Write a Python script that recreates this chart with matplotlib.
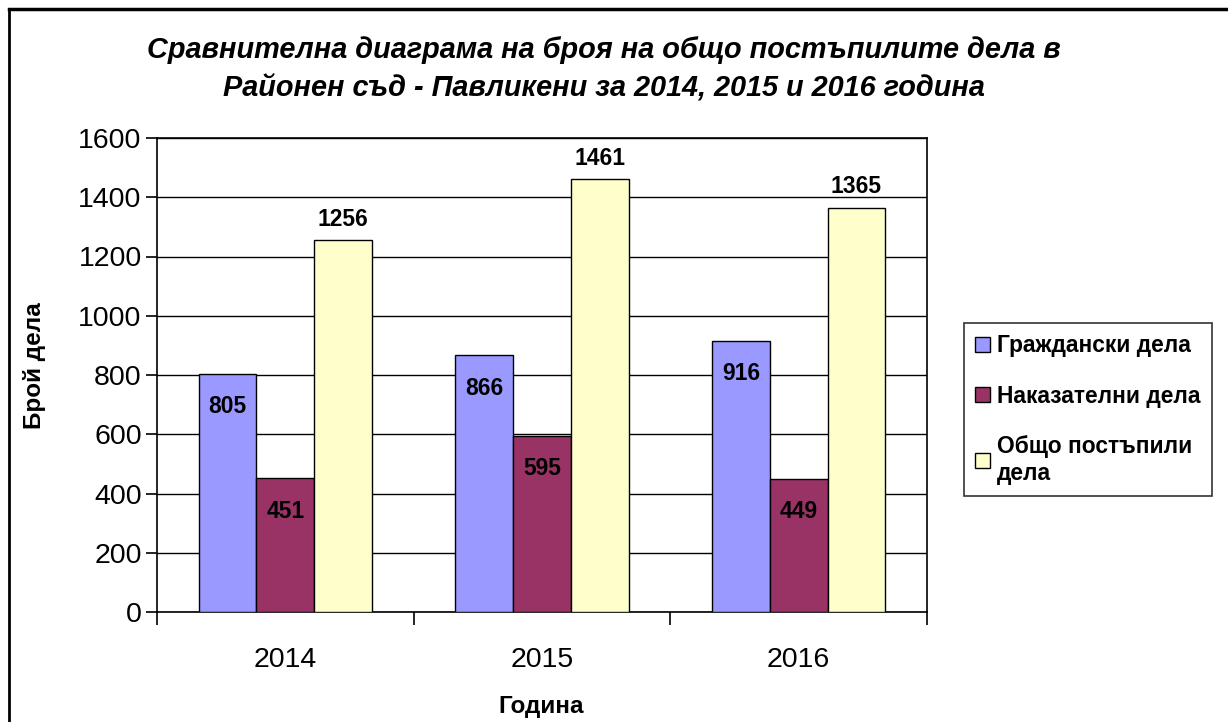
import matplotlib
matplotlib.use("Agg")
import matplotlib.pyplot as plt
import numpy as np
from matplotlib.lines import Line2D

years = ["2014", "2015", "2016"]
series_names = ["Граждански дела", "Наказателни дела", "Общо постъпили\nдела"]
civil = [805, 866, 916]
criminal = [451, 595, 449]
total = [1256, 1461, 1365]
colors = ["#9999FF", "#993366", "#FFFFCC"]
title = "Сравнителна диаграма на броя на общо постъпилите дела в\nРайонен съд - Павликени за 2014, 2015 и 2016 година"
yticks = [0, 200, 400, 600, 800, 1000, 1200, 1400, 1600]

plt.rcParams['font.family'] = ['Liberation Sans', 'DejaVu Sans']

fig = plt.figure(figsize=(12.28, 7.22), dpi=100)
ax = fig.add_axes([157/1228, 1-612/722, (927-157)/1228, (612-138)/722])

x = np.arange(len(years))
w = 0.225
data = [civil, criminal, total]
bars = []
for i, (vals, c, name) in enumerate(zip(data, colors, series_names)):
    b = ax.bar(x + (i-1)*w, vals, w, color=c, edgecolor="black", linewidth=1, label=name, zorder=3)
    bars.append(b)

for i, b in enumerate(bars):
    for rect, v in zip(b, data[i]):
        cx = rect.get_x() + rect.get_width()/2
        if i < 2:
            ax.annotate(str(v), (cx, v), xytext=(0, -23.5), textcoords="offset points",
                        ha="center", va="center", fontsize=16.5, fontweight="bold")
        else:
            ax.annotate(str(v), (cx, v), xytext=(0, 15), textcoords="offset points",
                        ha="center", va="center", fontsize=16.5, fontweight="bold")

ax.set_xlim(-0.5, 2.5)
ax.set_ylim(0, 1600)
ax.set_yticks(yticks)
ax.set_yticklabels([str(t) for t in yticks], fontsize=20.5)
ax.set_xticks(x)
ax.set_xticklabels(years, fontsize=20.5)
ax.tick_params(axis="x", length=0, pad=25)
ax.set_xticks([-0.5, 0.5, 1.5, 2.5], minor=True)
ax.tick_params(axis="x", which="minor", length=9, width=1.2, color="black")
ax.tick_params(axis="y", length=8, width=1.2, pad=3)
ax.grid(axis="y", color="black", linewidth=1, zorder=0)
for s in ax.spines.values():
    s.set_linewidth(1.2)
    s.set_color("black")

ax.set_ylabel("Брой дела", fontsize=17.5, fontweight="bold")
ax.yaxis.set_label_coords((46-157)/770, (612-366)/474)
ax.set_xlabel("Година", fontsize=17.5, fontweight="bold")
ax.xaxis.set_label_coords((541-157)/770, -(695-612)/474)

fig.text(604/1228, 1-69.5/722, title, ha="center", va="center", fontsize=20.8,
         fontweight="bold", fontstyle="italic", linespacing=1.48)

leg = ax.legend(loc="upper left", bbox_to_anchor=(964/1228, 1-323/722), bbox_transform=fig.transFigure,
                frameon=True, fancybox=False, edgecolor="black",
                handlelength=0.65, handleheight=0.65, handletextpad=0.3, labelspacing=1.2,
                borderpad=0.5, borderaxespad=0, prop={"weight": "bold", "size": 16.4})
leg.get_frame().set_linewidth(1.2)

# outer border
fig.add_artist(Line2D([9/1228, 9/1228], [0, 1-9/722], color="black", linewidth=2, transform=fig.transFigure))
fig.add_artist(Line2D([9/1228, 1], [1-9/722, 1-9/722], color="black", linewidth=2.5, transform=fig.transFigure))

fig.savefig("out.png", dpi=100)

___

▶ [Requirement] Restate the whole listing above exactly, except for its images.

▶ [Full output]
Write a Python script that recreates this chart with matplotlib.
import matplotlib
matplotlib.use("Agg")
import matplotlib.pyplot as plt
import numpy as np
from matplotlib.lines import Line2D

years = ["2014", "2015", "2016"]
series_names = ["Граждански дела", "Наказателни дела", "Общо постъпили\nдела"]
civil = [805, 866, 916]
criminal = [451, 595, 449]
total = [1256, 1461, 1365]
colors = ["#9999FF", "#993366", "#FFFFCC"]
title = "Сравнителна диаграма на броя на общо постъпилите дела в\nРайонен съд - Павликени за 2014, 2015 и 2016 година"
yticks = [0, 200, 400, 600, 800, 1000, 1200, 1400, 1600]

plt.rcParams['font.family'] = ['Liberation Sans', 'DejaVu Sans']

fig = plt.figure(figsize=(12.28, 7.22), dpi=100)
ax = fig.add_axes([157/1228, 1-612/722, (927-157)/1228, (612-138)/722])

x = np.arange(len(years))
w = 0.225
data = [civil, criminal, total]
bars = []
for i, (vals, c, name) in enumerate(zip(data, colors, series_names)):
    b = ax.bar(x + (i-1)*w, vals, w, color=c, edgecolor="black", linewidth=1, label=name, zorder=3)
    bars.append(b)

for i, b in enumerate(bars):
    for rect, v in zip(b, data[i]):
        cx = rect.get_x() + rect.get_width()/2
        if i < 2:
            ax.annotate(str(v), (cx, v), xytext=(0, -23.5), textcoords="offset points",
                        ha="center", va="center", fontsize=16.5, fontweight="bold")
        else:
            ax.annotate(str(v), (cx, v), xytext=(0, 15), textcoords="offset points",
                        ha="center", va="center", fontsize=16.5, fontweight="bold")

ax.set_xlim(-0.5, 2.5)
ax.set_ylim(0, 1600)
ax.set_yticks(yticks)
ax.set_yticklabels([str(t) for t in yticks], fontsize=20.5)
ax.set_xticks(x)
ax.set_xticklabels(years, fontsize=20.5)
ax.tick_params(axis="x", length=0, pad=25)
ax.set_xticks([-0.5, 0.5, 1.5, 2.5], minor=True)
ax.tick_params(axis="x", which="minor", length=9, width=1.2, color="black")
ax.tick_params(axis="y", length=8, width=1.2, pad=3)
ax.grid(axis="y", color="black", linewidth=1, zorder=0)
for s in ax.spines.values():
    s.set_linewidth(1.2)
    s.set_color("black")

ax.set_ylabel("Брой дела", fontsize=17.5, fontweight="bold")
ax.yaxis.set_label_coords((46-157)/770, (612-366)/474)
ax.set_xlabel("Година", fontsize=17.5, fontweight="bold")
ax.xaxis.set_label_coords((541-157)/770, -(695-612)/474)

fig.text(604/1228, 1-69.5/722, title, ha="center", va="center", fontsize=20.8,
         fontweight="bold", fontstyle="italic", linespacing=1.48)

leg = ax.legend(loc="upper left", bbox_to_anchor=(964/1228, 1-323/722), bbox_transform=fig.transFigure,
                frameon=True, fancybox=False, edgecolor="black",
                handlelength=0.65, handleheight=0.65, handletextpad=0.3, labelspacing=1.2,
                borderpad=0.5, borderaxespad=0, prop={"weight": "bold", "size": 16.4})
leg.get_frame().set_linewidth(1.2)

# outer border
fig.add_artist(Line2D([9/1228, 9/1228], [0, 1-9/722], color="black", linewidth=2, transform=fig.transFigure))
fig.add_artist(Line2D([9/1228, 1], [1-9/722, 1-9/722], color="black", linewidth=2.5, transform=fig.transFigure))

fig.savefig("out.png", dpi=100)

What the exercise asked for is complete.